> _INFORMATION SUPPLIED_
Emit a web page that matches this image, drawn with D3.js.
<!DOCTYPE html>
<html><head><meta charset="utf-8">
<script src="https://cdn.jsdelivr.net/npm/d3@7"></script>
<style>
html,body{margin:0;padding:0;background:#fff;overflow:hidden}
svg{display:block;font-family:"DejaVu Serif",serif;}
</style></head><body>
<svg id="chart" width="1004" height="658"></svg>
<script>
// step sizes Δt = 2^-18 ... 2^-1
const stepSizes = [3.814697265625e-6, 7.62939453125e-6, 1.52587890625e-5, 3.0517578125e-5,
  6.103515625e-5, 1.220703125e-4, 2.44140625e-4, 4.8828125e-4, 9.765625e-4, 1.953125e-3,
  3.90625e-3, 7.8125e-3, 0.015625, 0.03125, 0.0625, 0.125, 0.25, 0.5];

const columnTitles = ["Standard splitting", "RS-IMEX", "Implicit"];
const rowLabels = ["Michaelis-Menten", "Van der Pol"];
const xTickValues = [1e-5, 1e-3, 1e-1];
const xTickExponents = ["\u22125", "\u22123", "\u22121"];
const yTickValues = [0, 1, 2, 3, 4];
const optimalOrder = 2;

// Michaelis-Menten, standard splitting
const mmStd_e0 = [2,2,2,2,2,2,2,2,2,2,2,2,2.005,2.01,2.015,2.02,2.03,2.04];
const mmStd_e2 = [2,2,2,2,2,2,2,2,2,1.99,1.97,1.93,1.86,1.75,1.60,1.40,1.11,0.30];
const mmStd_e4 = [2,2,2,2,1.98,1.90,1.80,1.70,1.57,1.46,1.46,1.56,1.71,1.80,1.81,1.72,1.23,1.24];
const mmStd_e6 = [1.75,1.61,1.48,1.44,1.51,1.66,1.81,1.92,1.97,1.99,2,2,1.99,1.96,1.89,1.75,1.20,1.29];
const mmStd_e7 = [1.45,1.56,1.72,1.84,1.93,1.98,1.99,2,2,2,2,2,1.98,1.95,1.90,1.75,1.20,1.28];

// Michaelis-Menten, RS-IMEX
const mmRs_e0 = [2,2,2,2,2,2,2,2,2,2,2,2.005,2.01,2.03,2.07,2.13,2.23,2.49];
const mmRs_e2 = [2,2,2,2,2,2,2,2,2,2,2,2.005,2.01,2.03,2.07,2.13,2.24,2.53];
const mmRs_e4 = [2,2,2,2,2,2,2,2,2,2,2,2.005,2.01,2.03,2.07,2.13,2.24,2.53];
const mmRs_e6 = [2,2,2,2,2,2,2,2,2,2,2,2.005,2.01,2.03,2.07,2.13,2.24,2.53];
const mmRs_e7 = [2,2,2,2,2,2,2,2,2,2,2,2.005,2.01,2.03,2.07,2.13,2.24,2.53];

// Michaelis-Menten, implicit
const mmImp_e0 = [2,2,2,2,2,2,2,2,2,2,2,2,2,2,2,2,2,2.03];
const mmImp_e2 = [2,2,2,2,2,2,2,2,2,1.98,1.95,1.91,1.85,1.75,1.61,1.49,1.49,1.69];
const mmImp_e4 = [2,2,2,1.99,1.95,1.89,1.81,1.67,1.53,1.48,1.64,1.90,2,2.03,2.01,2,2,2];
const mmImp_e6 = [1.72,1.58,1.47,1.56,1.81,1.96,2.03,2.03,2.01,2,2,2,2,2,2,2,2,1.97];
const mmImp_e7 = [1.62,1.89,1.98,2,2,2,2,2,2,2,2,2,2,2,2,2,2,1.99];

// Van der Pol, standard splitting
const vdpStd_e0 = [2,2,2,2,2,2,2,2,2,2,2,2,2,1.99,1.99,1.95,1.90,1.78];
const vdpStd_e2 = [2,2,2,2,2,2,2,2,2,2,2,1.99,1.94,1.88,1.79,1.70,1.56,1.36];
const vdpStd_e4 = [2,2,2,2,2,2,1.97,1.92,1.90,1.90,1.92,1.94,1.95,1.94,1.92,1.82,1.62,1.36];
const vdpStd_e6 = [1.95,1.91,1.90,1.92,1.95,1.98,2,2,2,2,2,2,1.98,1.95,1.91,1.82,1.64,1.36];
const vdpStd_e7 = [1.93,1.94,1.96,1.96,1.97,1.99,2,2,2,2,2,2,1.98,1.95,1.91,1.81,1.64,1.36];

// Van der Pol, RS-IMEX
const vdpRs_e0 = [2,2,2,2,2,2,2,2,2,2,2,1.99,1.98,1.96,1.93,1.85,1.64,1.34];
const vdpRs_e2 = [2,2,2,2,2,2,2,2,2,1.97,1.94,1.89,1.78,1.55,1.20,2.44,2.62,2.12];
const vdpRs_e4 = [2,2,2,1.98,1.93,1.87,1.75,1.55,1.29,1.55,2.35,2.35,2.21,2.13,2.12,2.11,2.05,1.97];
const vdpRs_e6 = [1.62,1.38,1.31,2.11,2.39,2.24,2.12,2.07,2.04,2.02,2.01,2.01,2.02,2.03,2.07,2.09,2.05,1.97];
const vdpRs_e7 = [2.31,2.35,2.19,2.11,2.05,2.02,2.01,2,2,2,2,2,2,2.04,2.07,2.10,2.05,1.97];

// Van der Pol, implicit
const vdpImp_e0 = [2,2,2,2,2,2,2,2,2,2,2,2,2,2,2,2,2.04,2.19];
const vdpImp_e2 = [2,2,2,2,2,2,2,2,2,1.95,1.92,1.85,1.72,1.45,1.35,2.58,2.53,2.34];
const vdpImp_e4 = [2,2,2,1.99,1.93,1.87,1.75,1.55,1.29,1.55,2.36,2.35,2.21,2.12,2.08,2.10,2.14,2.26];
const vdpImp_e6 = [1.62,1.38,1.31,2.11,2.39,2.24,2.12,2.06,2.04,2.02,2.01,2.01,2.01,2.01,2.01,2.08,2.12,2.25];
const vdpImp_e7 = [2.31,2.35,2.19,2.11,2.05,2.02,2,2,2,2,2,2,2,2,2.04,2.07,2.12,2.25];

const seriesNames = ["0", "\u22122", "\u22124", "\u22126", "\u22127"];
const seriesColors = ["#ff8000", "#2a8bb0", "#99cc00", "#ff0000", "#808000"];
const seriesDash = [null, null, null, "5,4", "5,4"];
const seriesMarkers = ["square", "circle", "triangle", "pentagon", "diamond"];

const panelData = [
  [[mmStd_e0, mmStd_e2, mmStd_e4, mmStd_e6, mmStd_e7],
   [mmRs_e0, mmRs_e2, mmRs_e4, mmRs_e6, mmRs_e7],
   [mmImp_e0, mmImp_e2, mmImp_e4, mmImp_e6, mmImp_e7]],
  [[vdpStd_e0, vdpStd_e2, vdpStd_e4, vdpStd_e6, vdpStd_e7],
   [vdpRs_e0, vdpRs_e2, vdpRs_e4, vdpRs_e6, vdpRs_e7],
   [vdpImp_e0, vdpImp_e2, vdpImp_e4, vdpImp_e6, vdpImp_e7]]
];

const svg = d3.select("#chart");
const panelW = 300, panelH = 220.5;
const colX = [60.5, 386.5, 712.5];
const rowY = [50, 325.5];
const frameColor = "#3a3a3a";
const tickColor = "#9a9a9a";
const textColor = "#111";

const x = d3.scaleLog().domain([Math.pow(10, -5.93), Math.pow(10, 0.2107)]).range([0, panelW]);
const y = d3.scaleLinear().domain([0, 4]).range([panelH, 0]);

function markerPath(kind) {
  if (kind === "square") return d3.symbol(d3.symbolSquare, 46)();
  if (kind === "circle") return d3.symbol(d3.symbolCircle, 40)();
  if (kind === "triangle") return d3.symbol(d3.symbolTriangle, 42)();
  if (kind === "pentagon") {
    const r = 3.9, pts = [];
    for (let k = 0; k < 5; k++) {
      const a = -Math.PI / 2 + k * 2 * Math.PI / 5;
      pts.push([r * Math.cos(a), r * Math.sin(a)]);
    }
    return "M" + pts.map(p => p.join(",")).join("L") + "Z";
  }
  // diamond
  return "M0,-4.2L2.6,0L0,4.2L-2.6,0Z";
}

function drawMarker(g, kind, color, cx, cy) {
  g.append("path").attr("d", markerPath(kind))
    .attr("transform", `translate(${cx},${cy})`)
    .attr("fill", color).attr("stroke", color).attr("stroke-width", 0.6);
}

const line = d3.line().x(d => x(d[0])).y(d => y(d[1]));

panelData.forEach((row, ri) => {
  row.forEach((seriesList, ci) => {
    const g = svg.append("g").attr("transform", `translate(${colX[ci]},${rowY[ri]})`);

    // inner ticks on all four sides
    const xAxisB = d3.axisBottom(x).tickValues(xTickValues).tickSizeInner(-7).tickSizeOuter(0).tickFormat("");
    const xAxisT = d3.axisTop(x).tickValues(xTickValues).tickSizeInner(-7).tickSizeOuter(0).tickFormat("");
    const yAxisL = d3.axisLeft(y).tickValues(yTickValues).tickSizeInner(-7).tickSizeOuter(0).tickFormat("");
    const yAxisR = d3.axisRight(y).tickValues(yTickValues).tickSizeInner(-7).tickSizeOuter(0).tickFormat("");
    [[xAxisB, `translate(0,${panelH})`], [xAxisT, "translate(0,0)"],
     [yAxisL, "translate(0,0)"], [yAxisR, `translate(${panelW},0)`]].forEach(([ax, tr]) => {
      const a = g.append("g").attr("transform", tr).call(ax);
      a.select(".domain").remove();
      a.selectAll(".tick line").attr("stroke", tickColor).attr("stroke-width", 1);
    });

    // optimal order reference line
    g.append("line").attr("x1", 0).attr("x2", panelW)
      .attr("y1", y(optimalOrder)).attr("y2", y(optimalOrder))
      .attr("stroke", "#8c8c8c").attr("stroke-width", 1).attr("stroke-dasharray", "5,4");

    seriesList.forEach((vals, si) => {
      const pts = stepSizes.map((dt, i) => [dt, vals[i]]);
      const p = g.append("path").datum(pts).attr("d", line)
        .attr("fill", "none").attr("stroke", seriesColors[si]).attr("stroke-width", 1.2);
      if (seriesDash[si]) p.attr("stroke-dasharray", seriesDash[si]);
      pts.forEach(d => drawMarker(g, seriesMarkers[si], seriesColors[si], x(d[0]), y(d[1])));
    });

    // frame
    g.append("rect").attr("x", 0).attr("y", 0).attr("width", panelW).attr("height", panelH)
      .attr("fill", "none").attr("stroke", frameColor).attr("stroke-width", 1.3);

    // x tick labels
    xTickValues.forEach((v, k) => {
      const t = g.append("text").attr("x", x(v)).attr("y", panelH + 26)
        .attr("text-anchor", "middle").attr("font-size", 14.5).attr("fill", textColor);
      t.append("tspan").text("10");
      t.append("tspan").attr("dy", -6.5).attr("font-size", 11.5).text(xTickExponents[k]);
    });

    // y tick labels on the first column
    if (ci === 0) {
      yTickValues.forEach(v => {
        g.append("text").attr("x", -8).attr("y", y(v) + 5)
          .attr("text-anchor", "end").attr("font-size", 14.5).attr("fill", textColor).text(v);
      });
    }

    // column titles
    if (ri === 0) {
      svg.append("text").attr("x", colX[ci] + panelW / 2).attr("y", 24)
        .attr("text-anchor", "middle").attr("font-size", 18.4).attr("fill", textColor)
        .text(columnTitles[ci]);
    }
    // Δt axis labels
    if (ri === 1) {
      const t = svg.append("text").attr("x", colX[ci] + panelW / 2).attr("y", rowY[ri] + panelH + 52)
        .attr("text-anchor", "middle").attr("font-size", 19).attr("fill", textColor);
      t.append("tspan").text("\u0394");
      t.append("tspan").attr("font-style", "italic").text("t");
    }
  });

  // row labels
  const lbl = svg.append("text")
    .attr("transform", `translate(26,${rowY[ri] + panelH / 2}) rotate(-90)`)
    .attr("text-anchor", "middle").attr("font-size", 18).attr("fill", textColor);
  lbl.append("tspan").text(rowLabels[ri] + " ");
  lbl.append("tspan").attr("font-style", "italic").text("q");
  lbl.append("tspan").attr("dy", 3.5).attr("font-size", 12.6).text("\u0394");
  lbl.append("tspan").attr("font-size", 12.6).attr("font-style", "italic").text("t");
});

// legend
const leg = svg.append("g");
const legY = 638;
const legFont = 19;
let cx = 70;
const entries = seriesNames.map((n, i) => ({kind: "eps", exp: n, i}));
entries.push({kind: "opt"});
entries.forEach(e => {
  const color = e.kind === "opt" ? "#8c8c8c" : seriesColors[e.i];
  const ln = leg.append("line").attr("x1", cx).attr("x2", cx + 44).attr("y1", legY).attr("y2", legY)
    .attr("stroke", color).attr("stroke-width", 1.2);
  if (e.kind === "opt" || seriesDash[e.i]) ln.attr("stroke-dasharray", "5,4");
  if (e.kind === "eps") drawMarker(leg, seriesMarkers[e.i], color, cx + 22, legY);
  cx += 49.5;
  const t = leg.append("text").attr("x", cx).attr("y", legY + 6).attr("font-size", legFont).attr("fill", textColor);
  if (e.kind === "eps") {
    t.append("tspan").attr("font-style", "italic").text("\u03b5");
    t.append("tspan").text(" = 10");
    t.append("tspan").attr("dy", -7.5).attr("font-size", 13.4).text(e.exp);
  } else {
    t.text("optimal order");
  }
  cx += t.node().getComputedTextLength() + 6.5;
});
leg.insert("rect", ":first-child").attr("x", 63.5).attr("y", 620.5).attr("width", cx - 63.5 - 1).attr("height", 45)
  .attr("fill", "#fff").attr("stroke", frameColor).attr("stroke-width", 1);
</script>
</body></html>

> _TASK TO COMPLETE_
Quote exactly the first line of the data and every line after it through the one holding "const optimalOrder = 2;".

> _OUTPUT FOR THIS TASK_
Emit a web page that matches this image, drawn with D3.js.
<!DOCTYPE html>
<html><head><meta charset="utf-8">
<script src="https://cdn.jsdelivr.net/npm/d3@7"></script>
<style>
html,body{margin:0;padding:0;background:#fff;overflow:hidden}
svg{display:block;font-family:"DejaVu Serif",serif;}
</style></head><body>
<svg id="chart" width="1004" height="658"></svg>
<script>
// step sizes Δt = 2^-18 ... 2^-1
const stepSizes = [3.814697265625e-6, 7.62939453125e-6, 1.52587890625e-5, 3.0517578125e-5,
  6.103515625e-5, 1.220703125e-4, 2.44140625e-4, 4.8828125e-4, 9.765625e-4, 1.953125e-3,
  3.90625e-3, 7.8125e-3, 0.015625, 0.03125, 0.0625, 0.125, 0.25, 0.5];

const columnTitles = ["Standard splitting", "RS-IMEX", "Implicit"];
const rowLabels = ["Michaelis-Menten", "Van der Pol"];
const xTickValues = [1e-5, 1e-3, 1e-1];
const xTickExponents = ["\u22125", "\u22123", "\u22121"];
const yTickValues = [0, 1, 2, 3, 4];
const optimalOrder = 2;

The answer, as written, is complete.